A glória europeia é saborosa, mas exigir aos nossos clubes que a privilegiem face à competição nem que seja por um segundo lugar é como pedir a um realizador que deixe de perder tempo com projetos que lhe garantem a sobrevivência para investir toda a sua vida na perspetiva de vir a ganhar um Óscar. Seria bom? Sim, seria maravilhoso. Mas é extraordinariamente difícil e bem menos provável do que fazer uma dezena de bons filmes publicitários bem pagos. É por isso que, curiosamente, a perda de peso de Portugal nos rankings pode até vir a facilitar carreiras mais longas dos nossos clubes nas competições da UEFA. Primeiro porque menos vagas na Champions equivalerão a mais equipas de peso na Liga Europa e na Liga Conferência. Depois, porque aumentam o potencial de desenganados internamente e, por isso, de maior investimento nas carreiras internacionais. Estivesse o FC Porto este ano na Liga Europa e não numa inacessível Champions, onde ainda assim levou o Arsenal aos penaltis, e talvez a baixa probabilidade de ainda ser segundo internamente levasse a uma inversão da lógica habitual. É por isso que talvez os próximos dez anos possam vir a contar com equipas portuguesas nas provas europeias em Maio. E que isso não significará que voltámos a ser uma potência.

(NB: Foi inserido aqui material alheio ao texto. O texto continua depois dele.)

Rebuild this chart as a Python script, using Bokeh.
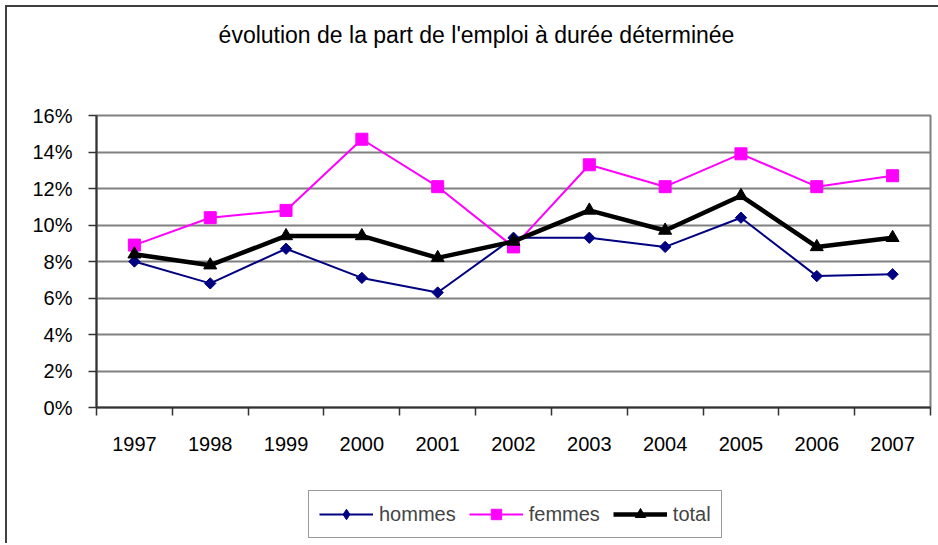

Está montada festa para a final da taça de Portugal agora só falta mesmo uma arvore de Natal para que o FCP com o seu presidente e mosqueteiro levantem mais um troféu para mais tarde ser surripiado
Não existe uma mentalidade vencedora nem desportiva no futebol Português, o que se queixam os atletas Olímpicos, também se vê no futebol. Isso aliado a uma tremenda falta de confiança dos treinadores no seu plantel, levam a esta perda de peso. Não entendo a mentalidade atual de que uma competição só vale o que pagam por ela, muito menos ao nível onde estamos e não concordo que tenha de ser feita uma escolha, esta época, por exemplo, quer Sporting, quer Benfica (e regra geral os 3 grandes), tinham (têm) plantel para ir longe na Liga Europa e disputar o campeonato. O Sporting por essa mentalidade pequena acabou, ironicamente, a disputar mais uma eliminatória, um dos aberrantes playoffs de acesso a um playoff que a UEFA adora, ao ficar em segundo ligar no grupo.